## [The problem]
Output the material exactly, but drop every image it holds.

○ ○ ○ ○ ○

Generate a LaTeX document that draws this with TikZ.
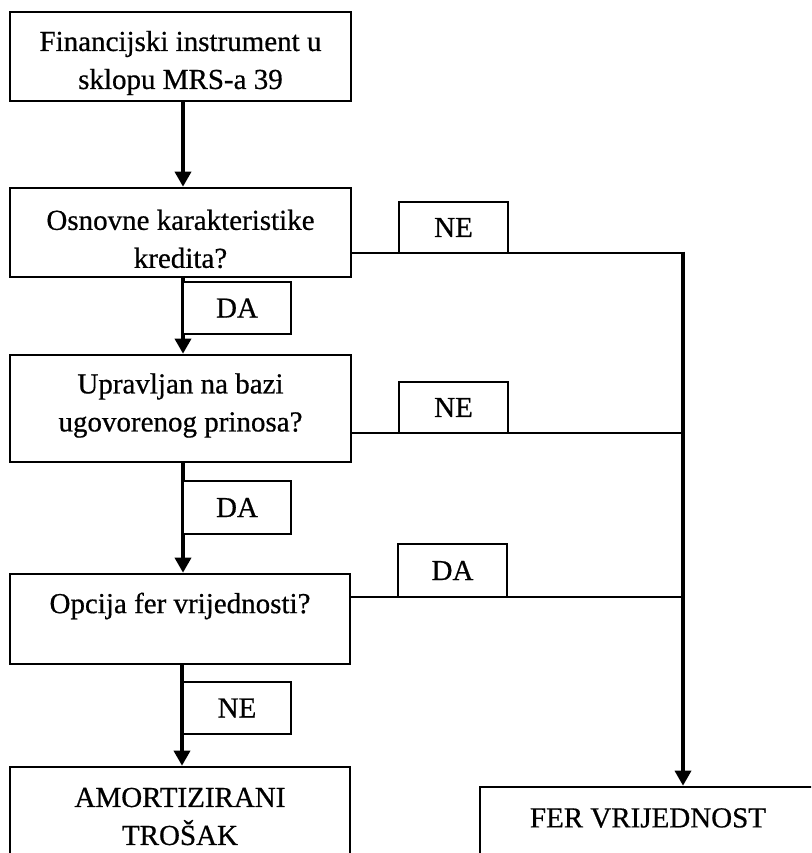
\documentclass[tikz,border=0pt]{standalone}
\usepackage{fontspec}
\setmainfont{Liberation Serif}[FakeBold=0.6]
\usetikzlibrary{arrows.meta}
\begin{document}
\begin{tikzpicture}[x=1pt,y=1pt,
  mainbox/.style={draw=black,line width=2.6pt,fill=white,minimum width=341pt,inner sep=0pt},
  lblbox/.style={draw=black,line width=2.6pt,fill=white,minimum width=108pt,minimum height=52pt,inner sep=0pt,
    font=\fontsize{29}{36}\selectfont},
  txt/.style={align=center,inner sep=0pt,font=\fontsize{29}{38}\selectfont},
  conn/.style={line width=2.6pt},
  flow/.style={line width=3.4pt,-{Triangle[length=15pt,width=16pt]}}]
\useasboundingbox (0,0) rectangle (811,-853);
\clip (0,0) rectangle (811,-853);
\fill[white] (0,0) rectangle (811,-853);
% main boxes
\node[mainbox,minimum height=89pt] (b1) at (180.5,-56.5) {};
\node[mainbox,minimum height=89pt] (b2) at (180.5,-232.5) {};
\node[mainbox,minimum height=107pt] (b3) at (180.5,-408.5) {};
\node[mainbox,minimum width=340pt,minimum height=90pt] (b4) at (180,-619) {};
\node[mainbox,minimum width=340pt,minimum height=110pt] (b5) at (180,-822) {};
\node[mainbox,minimum width=336pt,minimum height=110pt] (fer) at (648,-842) {};
% texts
\node[txt] (t1) at (180.5,-63) {Financijski instrument u\\sklopu MRS-a 39};
\node[txt] (t2) at (180.5,-239) {Osnovne karakteristike\\kredita?};
\node[txt] (t3) at (180.5,-405.5) {Upravljan na bazi\\ugovorenog prinosa?};
\node[txt] (t4) at (180,-606) {Opcija fer vrijednosti?};
\node[txt] (t5) at (180,-816.5) {AMORTIZIRANI\\TROŠAK};
\node[txt] (t6) at (648,-818) {FER VRIJEDNOST};
% junction coordinates
\coordinate (s1) at (183,-101);
\coordinate (s2) at (183,-277);
\coordinate (s3) at (183,-462);
\coordinate (s4) at (182,-664);
\coordinate (j1) at (683,-253);
\coordinate (j2) at (683,-433);
\coordinate (j3) at (683,-597);
% vertical flow
\draw[flow] (s1) -- (s1 |- b2.north);
\draw[flow] (s2) -- (s2 |- b3.north);
\draw[flow] (s3) -- (s3 |- b4.north);
\draw[flow] (s4) -- (s4 |- b5.north);
% right side
\draw[conn] (b2.east |- j1) -- (j1);
\draw[conn] (b3.east |- j2) -- (j2);
\draw[conn] (b4.east |- j3) -- (j3);
\draw[flow] ([yshift=1.3pt]j1) -- (j1 |- fer.north);
% label boxes
\node[lblbox] (l1) at (237,-308) {DA};
\node[lblbox,minimum height=53pt] (l2) at (237,-507.5) {DA};
\node[lblbox] (l3) at (237,-708) {NE};
\node[lblbox,minimum width=109pt,minimum height=51pt] (l4) at (453.5,-227.5) {NE};
\node[lblbox,minimum width=109pt,minimum height=51pt] (l5) at (453.5,-407.5) {NE};
\node[lblbox,minimum width=109pt,minimum height=53pt] (l6) at (452.5,-570.5) {DA};
\end{tikzpicture}
\end{document}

○ ○ ○ ○ ○

## [Written response]
Generate a LaTeX document that draws this with TikZ.
\documentclass[tikz,border=0pt]{standalone}
\usepackage{fontspec}
\setmainfont{Liberation Serif}[FakeBold=0.6]
\usetikzlibrary{arrows.meta}
\begin{document}
\begin{tikzpicture}[x=1pt,y=1pt,
  mainbox/.style={draw=black,line width=2.6pt,fill=white,minimum width=341pt,inner sep=0pt},
  lblbox/.style={draw=black,line width=2.6pt,fill=white,minimum width=108pt,minimum height=52pt,inner sep=0pt,
    font=\fontsize{29}{36}\selectfont},
  txt/.style={align=center,inner sep=0pt,font=\fontsize{29}{38}\selectfont},
  conn/.style={line width=2.6pt},
  flow/.style={line width=3.4pt,-{Triangle[length=15pt,width=16pt]}}]
\useasboundingbox (0,0) rectangle (811,-853);
\clip (0,0) rectangle (811,-853);
\fill[white] (0,0) rectangle (811,-853);
% main boxes
\node[mainbox,minimum height=89pt] (b1) at (180.5,-56.5) {};
\node[mainbox,minimum height=89pt] (b2) at (180.5,-232.5) {};
\node[mainbox,minimum height=107pt] (b3) at (180.5,-408.5) {};
\node[mainbox,minimum width=340pt,minimum height=90pt] (b4) at (180,-619) {};
\node[mainbox,minimum width=340pt,minimum height=110pt] (b5) at (180,-822) {};
\node[mainbox,minimum width=336pt,minimum height=110pt] (fer) at (648,-842) {};
% texts
\node[txt] (t1) at (180.5,-63) {Financijski instrument u\\sklopu MRS-a 39};
\node[txt] (t2) at (180.5,-239) {Osnovne karakteristike\\kredita?};
\node[txt] (t3) at (180.5,-405.5) {Upravljan na bazi\\ugovorenog prinosa?};
\node[txt] (t4) at (180,-606) {Opcija fer vrijednosti?};
\node[txt] (t5) at (180,-816.5) {AMORTIZIRANI\\TROŠAK};
\node[txt] (t6) at (648,-818) {FER VRIJEDNOST};
% junction coordinates
\coordinate (s1) at (183,-101);
\coordinate (s2) at (183,-277);
\coordinate (s3) at (183,-462);
\coordinate (s4) at (182,-664);
\coordinate (j1) at (683,-253);
\coordinate (j2) at (683,-433);
\coordinate (j3) at (683,-597);
% vertical flow
\draw[flow] (s1) -- (s1 |- b2.north);
\draw[flow] (s2) -- (s2 |- b3.north);
\draw[flow] (s3) -- (s3 |- b4.north);
\draw[flow] (s4) -- (s4 |- b5.north);
% right side
\draw[conn] (b2.east |- j1) -- (j1);
\draw[conn] (b3.east |- j2) -- (j2);
\draw[conn] (b4.east |- j3) -- (j3);
\draw[flow] ([yshift=1.3pt]j1) -- (j1 |- fer.north);
% label boxes
\node[lblbox] (l1) at (237,-308) {DA};
\node[lblbox,minimum height=53pt] (l2) at (237,-507.5) {DA};
\node[lblbox] (l3) at (237,-708) {NE};
\node[lblbox,minimum width=109pt,minimum height=51pt] (l4) at (453.5,-227.5) {NE};
\node[lblbox,minimum width=109pt,minimum height=51pt] (l5) at (453.5,-407.5) {NE};
\node[lblbox,minimum width=109pt,minimum height=53pt] (l6) at (452.5,-570.5) {DA};
\end{tikzpicture}
\end{document}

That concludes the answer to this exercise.